Hasta cruzar el Guadalquivir en la barcaza a la altura de Coria, el camino se hizo duro, porque hasta el agua se convirtió en una especie de sopa caliente, y con un calor que les estuvo acompañando hasta pasada La Puebla del Río, por donde cruzaron cuando el reloj marcaba ya las nueve de la tarde-noche.



Pero a partir de la Venta del Cruce, que alcanzaron sobre las once y media de la noche, Diego recuerda que todo su hizo ya más llevadero, entre otros motivos porque ya dejaron atrás el asfalto.
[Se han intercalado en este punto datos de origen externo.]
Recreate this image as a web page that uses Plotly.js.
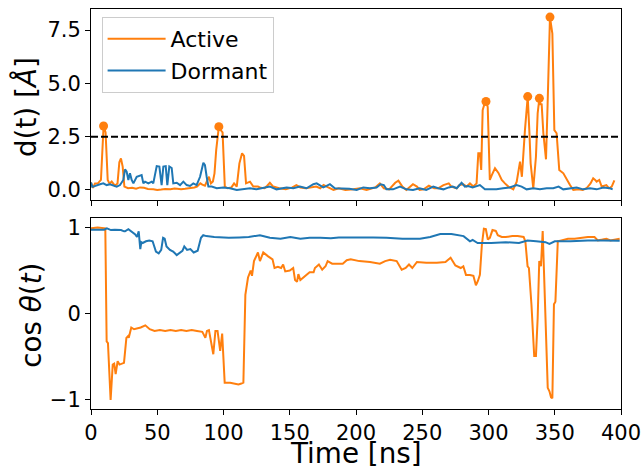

Se tomaron allí su primer bocadillo, dándose cuenta muy pronto de que en adelante les iba a guiar además una impresionante luna llena, que hizo que ni siquiera tuvieran que sacar de sus mochilas las linternas que llevaban preparadas.



El primer momento de emoción lo vivieron Juanma, Carlos y Diego cuando llegaron al Quema y delante del monumento a la Virgen le cantaron unas sentidas sevillanas. O cuando sobre las tres de la madrugada alcanzaron la localidad de Villamanrique de la Condesa, ante cuya parroquia pasaron en silencio, realizando a la salida su segunda parada para volver a reponer fuerzas, a base de dulces en esta ocasión.
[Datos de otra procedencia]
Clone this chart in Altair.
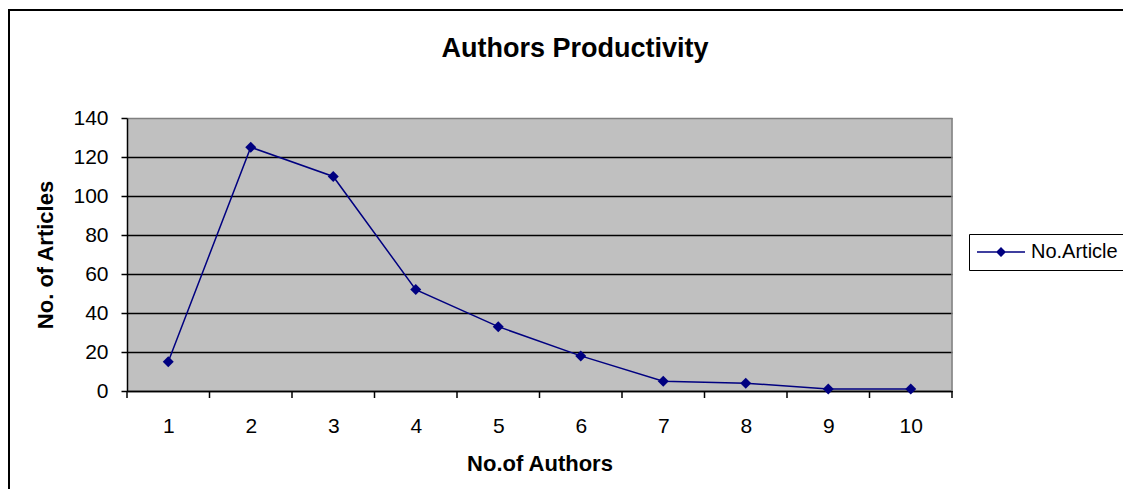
import altair as alt
import pandas as pd

# ---- data ----
authors = [1, 2, 3, 4, 5, 6, 7, 8, 9, 10]
articles = [15, 125, 110, 52, 33, 18, 5, 4, 1, 1]
series_name = "No.Article"
y_ticks = [0, 20, 40, 60, 80, 100, 120, 140]
x_tick_edges = [0.5, 1.5, 2.5, 3.5, 4.5, 5.5, 6.5, 7.5, 8.5, 9.5, 10.5]
right_edge = [10.5]

df = pd.DataFrame({"authors": authors, "articles": articles,
                   "series": [series_name] * len(authors)})
edges_df = pd.DataFrame({"edge": x_tick_edges})
right_df = pd.DataFrame({"edge": right_edge})
dummy_df = pd.DataFrame({"d": [0]})

W, H = 825, 273
FONT = "Liberation Sans"
NAVY = "#000080"

x_scale = alt.Scale(domain=[0.5, 10.5], nice=False, zero=False)
y_scale = alt.Scale(domain=[0, 140], nice=False)

x_axis = alt.Axis(values=authors, title="No.of Authors", grid=False, ticks=False,
                  tickSize=0, labelPadding=41, labelBaseline="alphabetic",
                  labelFontSize=21, labelFont=FONT, labelColor="black",
                  titleFontSize=22, titleFont=FONT, titleFontWeight="bold",
                  titleColor="black", titleY=79, titleBaseline="alphabetic",
                  domainColor="black", domainWidth=1.5, format="d")

y_axis = alt.Axis(values=y_ticks, title="No. of Articles", grid=True,
                  gridColor={"condition": {"test": "datum.value === 140", "value": "#808080"},
                             "value": "black"},
                  gridWidth=1.5, tickSize=6, tickColor="black", tickWidth=1.5,
                  labelPadding=13, labelFontSize=21, labelFont=FONT, labelColor="black",
                  titleFontSize=22, titleFont=FONT, titleFontWeight="bold", titleColor="black",
                  titleX=-82, titleY=136.5, titleAngle=270, titleBaseline="middle",
                  titleAlign="center", domainColor="black", domainWidth=1.5)

legend = alt.Legend(title=None, orient="none", legendX=842, legendY=116,
                    strokeColor="black", fillColor="white", padding=8,
                    symbolType="M-4.8,-0.15H4.8V0.15H-4.8Z M0,-1L1,0L0,1L-1,0Z",
                    symbolSize=100, symbolFillColor=NAVY, symbolStrokeWidth=0,
                    symbolOffset=14, labelOffset=20, labelFontSize=20, labelFont=FONT,
                    labelColor="black", cornerRadius=0)

border = alt.Chart(dummy_df).mark_rect(fillOpacity=0, stroke="black", strokeWidth=2).encode(
    x=alt.value(-118), x2=alt.value(1100), y=alt.value(-108), y2=alt.value(500))

x_ticks = alt.Chart(edges_df).mark_rule(color="black", strokeWidth=1.5).encode(
    x=alt.X("edge:Q", scale=x_scale, axis=x_axis),
    y=alt.value(H), y2=alt.value(H + 7))

right_border = alt.Chart(right_df).mark_rule(color="#808080", strokeWidth=1.5).encode(
    x=alt.X("edge:Q", scale=x_scale), y=alt.value(0), y2=alt.value(H))

line = alt.Chart(df).mark_line(color=NAVY, strokeWidth=1.5).encode(
    x=alt.X("authors:Q", scale=x_scale, axis=x_axis),
    y=alt.Y("articles:Q", scale=y_scale, axis=y_axis))

points = alt.Chart(df).mark_point(shape="diamond", filled=True, size=120, opacity=1).encode(
    x=alt.X("authors:Q", scale=x_scale, axis=x_axis),
    y=alt.Y("articles:Q", scale=y_scale, axis=y_axis),
    color=alt.Color("series:N", scale=alt.Scale(domain=[series_name], range=[NAVY]),
                    legend=legend))

chart = alt.layer(border, x_ticks, right_border, line, points).properties(
    width=W, height=H,
    padding={"left": 119, "top": 110, "right": 171, "bottom": 98},
    autosize=alt.AutoSizeParams(type="none"),
    background="white",
    title=alt.TitleParams("Authors Productivity", fontSize=27, font=FONT,
                          fontWeight="bold", color="black", anchor="middle",
                          dx=35.5, offset=-75, baseline="alphabetic"),
).configure_view(fill="#C0C0C0", stroke="transparent")

chart.save("out.html", embed_options={"renderer": "svg", "actions": False})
Sin tiempo para la relajación, aunque conscientes de que cada vez se encontraban más cerca, retomaron la marcha, alcanzando la Raya Real sobre las seis de la mañana, momento en el que la fuerza mental parece ya sobreponerse al cansancio físico porque la cercanía a la Virgen les consigue dar la fuerza que ya escasea. Así, a las siete, cuando los primeros claros asomaban ya en el horizonte, llegaron a Palacio, donde vivieron una emocionante escena después de que una cochina se les cruzara casi por delante con sus crías, y el tono de aviso que les transmitió en forma de gruñido.

Y desde allí, cuando el sol comenzaba ya a calentar de nuevo, se plantaron poco después en el Ajolí, donde se miraron los tres y se dijeron: "Ya no hay marcha atrás". Se dieron un remojón en el agua, muy cerca por cierto de tres galgos que también acudieron hasta este lugar para beber y refrescarse, y se pudieron sin más pérdida de tiempo de nuevo en marcha porque ya estaban a las puertas de la aldea, ante cuya ermita se dieron los tres un abrazo repleto de amistad y de mucha fe, en el que les acompañaron ya, por supuesto, Antonio y Juan.



"Los cinco nos plantamos ante la Virgen y les dimos cada uno, a nuestra manera, las gracias por el camino y por todo lo que somos, pidiéndole además que nos diera fuerza y salud para volver el próximo año. Rezamos un Padre Nuestro y le compramos unas velas. Yo le puse tres: una, por mi familia; otra, por la gente en general, y la tercera, por las personas que no tienen nada. Por supuesto, cuando acabamos, nos fuimos a un bar cercano y nos tomamos una buena cerveza y un filete de lomo con tomate que nos repuso de las quince horas de camino que habíamos dejado atrás. Y, desde entonces, contando los días para el camino del año que viene".